_What you need to do_
Filter the data below for the string "this" and copy each matching line.
--- Record list ---
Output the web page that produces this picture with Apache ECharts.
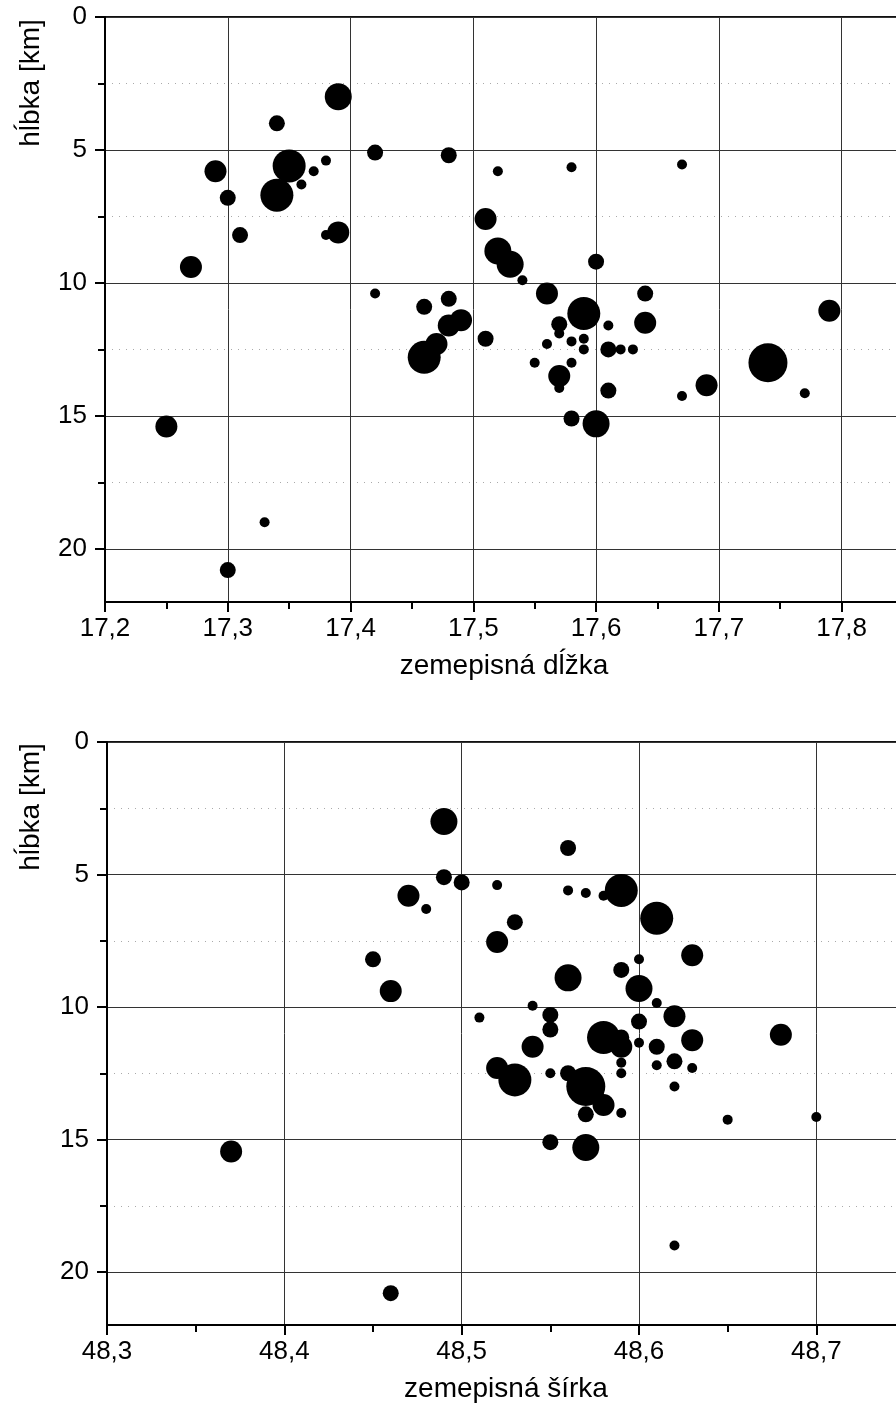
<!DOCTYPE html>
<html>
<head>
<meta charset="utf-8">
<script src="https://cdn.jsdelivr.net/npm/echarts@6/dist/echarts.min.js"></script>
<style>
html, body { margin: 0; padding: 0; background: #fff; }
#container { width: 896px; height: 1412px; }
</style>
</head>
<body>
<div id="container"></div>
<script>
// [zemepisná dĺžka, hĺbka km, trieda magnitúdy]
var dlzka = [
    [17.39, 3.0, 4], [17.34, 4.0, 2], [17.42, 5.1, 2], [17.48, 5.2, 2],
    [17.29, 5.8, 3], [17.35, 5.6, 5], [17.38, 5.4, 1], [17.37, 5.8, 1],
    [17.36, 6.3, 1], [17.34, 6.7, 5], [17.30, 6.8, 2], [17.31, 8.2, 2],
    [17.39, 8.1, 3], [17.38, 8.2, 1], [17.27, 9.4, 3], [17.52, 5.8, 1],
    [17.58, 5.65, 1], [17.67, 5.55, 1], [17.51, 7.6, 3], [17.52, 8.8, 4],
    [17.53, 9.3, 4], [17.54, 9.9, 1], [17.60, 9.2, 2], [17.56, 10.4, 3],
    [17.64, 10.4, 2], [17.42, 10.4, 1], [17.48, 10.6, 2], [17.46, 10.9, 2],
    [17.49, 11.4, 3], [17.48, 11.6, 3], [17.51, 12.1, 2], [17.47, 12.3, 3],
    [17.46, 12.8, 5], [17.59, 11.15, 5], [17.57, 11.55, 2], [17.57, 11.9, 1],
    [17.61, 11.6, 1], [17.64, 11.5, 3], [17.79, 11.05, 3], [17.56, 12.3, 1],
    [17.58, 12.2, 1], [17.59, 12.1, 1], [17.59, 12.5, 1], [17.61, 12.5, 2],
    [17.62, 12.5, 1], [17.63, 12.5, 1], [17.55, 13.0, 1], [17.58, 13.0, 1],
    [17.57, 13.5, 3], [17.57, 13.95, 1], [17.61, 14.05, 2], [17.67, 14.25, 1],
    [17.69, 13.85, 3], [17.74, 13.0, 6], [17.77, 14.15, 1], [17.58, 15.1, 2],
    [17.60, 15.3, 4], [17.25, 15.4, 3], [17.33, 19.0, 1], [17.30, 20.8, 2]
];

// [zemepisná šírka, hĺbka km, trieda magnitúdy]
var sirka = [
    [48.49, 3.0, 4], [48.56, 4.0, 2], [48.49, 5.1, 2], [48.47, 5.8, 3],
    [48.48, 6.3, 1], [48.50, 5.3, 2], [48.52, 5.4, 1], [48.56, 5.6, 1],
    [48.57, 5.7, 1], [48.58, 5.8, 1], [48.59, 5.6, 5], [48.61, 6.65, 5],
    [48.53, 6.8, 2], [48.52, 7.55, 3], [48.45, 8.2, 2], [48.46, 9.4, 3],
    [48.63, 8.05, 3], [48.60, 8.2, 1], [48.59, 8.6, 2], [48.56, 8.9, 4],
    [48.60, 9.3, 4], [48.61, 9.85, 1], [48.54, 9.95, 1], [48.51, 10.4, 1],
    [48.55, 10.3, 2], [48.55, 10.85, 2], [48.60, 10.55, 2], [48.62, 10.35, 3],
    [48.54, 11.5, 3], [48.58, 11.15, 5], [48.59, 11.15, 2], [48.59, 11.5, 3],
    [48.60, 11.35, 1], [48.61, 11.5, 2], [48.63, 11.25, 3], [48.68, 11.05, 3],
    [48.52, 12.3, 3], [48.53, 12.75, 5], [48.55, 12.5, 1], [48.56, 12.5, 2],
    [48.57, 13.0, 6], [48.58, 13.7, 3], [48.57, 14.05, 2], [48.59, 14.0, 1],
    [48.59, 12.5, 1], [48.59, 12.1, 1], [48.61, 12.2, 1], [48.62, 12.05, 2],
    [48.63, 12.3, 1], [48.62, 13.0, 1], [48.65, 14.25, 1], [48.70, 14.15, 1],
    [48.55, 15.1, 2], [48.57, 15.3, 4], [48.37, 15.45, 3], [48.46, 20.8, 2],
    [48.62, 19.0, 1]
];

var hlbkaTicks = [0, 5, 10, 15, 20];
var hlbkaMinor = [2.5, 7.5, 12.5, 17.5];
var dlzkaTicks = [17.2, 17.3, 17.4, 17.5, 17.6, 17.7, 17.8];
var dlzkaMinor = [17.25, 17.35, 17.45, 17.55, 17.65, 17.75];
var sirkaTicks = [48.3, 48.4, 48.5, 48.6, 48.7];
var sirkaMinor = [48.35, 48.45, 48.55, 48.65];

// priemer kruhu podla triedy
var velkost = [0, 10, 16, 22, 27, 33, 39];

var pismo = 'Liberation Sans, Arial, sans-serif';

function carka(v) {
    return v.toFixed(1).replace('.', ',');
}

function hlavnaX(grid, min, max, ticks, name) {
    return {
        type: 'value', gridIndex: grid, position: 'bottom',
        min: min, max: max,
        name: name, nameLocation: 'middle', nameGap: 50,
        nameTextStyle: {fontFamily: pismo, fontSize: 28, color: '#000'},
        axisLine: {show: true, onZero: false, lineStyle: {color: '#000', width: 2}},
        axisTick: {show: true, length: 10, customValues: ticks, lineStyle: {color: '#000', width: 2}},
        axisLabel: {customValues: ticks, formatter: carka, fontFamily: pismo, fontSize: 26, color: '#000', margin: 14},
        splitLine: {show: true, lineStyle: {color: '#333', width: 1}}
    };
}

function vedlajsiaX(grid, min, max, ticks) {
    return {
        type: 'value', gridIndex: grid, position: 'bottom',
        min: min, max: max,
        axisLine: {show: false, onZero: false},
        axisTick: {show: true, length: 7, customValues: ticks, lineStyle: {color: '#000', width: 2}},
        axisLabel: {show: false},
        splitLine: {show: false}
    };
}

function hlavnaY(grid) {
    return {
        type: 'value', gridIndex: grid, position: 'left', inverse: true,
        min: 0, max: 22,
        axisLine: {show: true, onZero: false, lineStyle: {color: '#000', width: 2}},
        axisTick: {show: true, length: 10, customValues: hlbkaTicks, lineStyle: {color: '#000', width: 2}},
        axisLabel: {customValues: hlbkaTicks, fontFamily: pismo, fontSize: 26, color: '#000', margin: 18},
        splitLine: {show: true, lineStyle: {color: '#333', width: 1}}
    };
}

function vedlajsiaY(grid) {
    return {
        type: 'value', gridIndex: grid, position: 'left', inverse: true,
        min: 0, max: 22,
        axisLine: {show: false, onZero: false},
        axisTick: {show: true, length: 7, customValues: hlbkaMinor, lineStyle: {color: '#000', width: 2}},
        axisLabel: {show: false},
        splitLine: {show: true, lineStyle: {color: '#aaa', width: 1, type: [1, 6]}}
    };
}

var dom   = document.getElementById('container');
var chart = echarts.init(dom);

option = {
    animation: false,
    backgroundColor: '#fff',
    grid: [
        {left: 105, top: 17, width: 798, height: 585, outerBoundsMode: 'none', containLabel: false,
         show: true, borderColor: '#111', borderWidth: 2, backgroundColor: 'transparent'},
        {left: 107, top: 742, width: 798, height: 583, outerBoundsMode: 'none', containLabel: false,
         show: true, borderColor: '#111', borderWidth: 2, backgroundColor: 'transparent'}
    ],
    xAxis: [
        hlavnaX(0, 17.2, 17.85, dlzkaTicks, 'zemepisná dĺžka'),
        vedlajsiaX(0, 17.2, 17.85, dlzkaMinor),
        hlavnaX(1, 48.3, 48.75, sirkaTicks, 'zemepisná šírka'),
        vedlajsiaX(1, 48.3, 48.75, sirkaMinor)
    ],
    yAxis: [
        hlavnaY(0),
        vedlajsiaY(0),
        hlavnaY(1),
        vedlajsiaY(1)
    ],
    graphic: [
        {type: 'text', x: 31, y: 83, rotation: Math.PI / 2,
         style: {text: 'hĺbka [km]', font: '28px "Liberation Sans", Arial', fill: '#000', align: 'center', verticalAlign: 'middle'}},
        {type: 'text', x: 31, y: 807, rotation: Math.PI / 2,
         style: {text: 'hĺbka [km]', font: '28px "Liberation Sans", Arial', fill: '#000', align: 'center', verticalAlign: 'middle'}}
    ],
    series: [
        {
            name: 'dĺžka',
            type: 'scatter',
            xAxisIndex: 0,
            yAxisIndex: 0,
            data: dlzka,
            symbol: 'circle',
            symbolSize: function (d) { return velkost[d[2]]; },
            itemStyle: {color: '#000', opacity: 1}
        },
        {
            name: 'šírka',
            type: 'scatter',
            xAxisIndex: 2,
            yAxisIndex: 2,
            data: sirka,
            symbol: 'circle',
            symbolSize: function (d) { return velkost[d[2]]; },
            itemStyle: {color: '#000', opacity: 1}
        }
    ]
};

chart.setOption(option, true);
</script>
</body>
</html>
---
--- Record list ---
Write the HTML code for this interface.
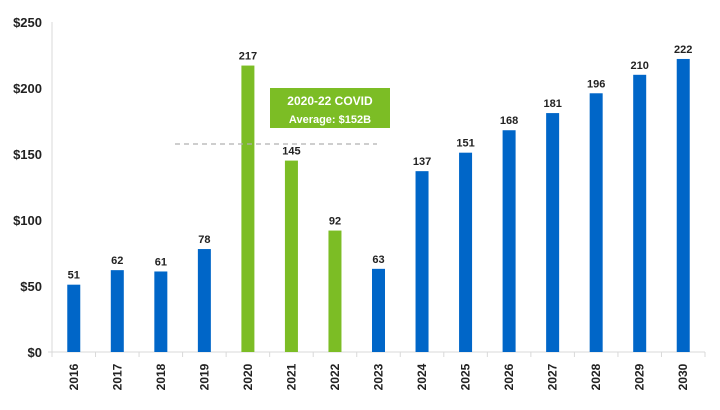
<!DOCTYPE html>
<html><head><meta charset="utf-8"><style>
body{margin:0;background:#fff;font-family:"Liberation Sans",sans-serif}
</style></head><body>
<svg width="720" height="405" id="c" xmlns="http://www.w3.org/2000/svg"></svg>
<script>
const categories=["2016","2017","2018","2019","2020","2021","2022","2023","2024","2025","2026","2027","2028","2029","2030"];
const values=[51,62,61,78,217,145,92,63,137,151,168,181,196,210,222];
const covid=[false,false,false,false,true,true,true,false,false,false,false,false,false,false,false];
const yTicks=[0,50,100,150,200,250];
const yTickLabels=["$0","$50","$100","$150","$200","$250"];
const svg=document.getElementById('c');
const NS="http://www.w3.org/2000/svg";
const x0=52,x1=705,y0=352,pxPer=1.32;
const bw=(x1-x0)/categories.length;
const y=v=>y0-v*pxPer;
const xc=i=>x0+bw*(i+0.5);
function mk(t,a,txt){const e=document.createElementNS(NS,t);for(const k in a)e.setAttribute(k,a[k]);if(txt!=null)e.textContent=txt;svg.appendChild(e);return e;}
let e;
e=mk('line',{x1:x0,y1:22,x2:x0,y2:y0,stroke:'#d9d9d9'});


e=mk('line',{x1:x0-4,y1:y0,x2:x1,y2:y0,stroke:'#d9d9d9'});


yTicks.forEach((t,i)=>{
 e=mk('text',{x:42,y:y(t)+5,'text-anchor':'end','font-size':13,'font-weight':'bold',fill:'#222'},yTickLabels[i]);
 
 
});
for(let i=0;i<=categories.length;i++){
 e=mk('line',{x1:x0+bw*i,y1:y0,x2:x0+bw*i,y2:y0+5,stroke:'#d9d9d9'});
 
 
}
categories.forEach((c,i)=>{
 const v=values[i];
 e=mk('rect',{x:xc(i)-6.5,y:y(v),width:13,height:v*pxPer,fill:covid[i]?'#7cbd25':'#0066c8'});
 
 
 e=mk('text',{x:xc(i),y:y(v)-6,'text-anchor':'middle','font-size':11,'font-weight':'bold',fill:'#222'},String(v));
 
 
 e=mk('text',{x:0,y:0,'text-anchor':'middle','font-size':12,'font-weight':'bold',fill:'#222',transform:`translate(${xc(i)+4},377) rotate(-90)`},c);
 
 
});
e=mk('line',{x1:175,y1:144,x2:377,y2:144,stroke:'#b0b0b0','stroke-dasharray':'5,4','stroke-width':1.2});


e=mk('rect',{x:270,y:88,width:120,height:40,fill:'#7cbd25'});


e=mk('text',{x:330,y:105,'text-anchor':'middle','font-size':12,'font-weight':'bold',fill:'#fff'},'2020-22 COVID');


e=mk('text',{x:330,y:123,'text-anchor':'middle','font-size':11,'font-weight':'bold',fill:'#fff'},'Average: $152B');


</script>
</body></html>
---
_The result_
Output the web page that produces this picture with Apache ECharts.
Write the HTML code for this interface.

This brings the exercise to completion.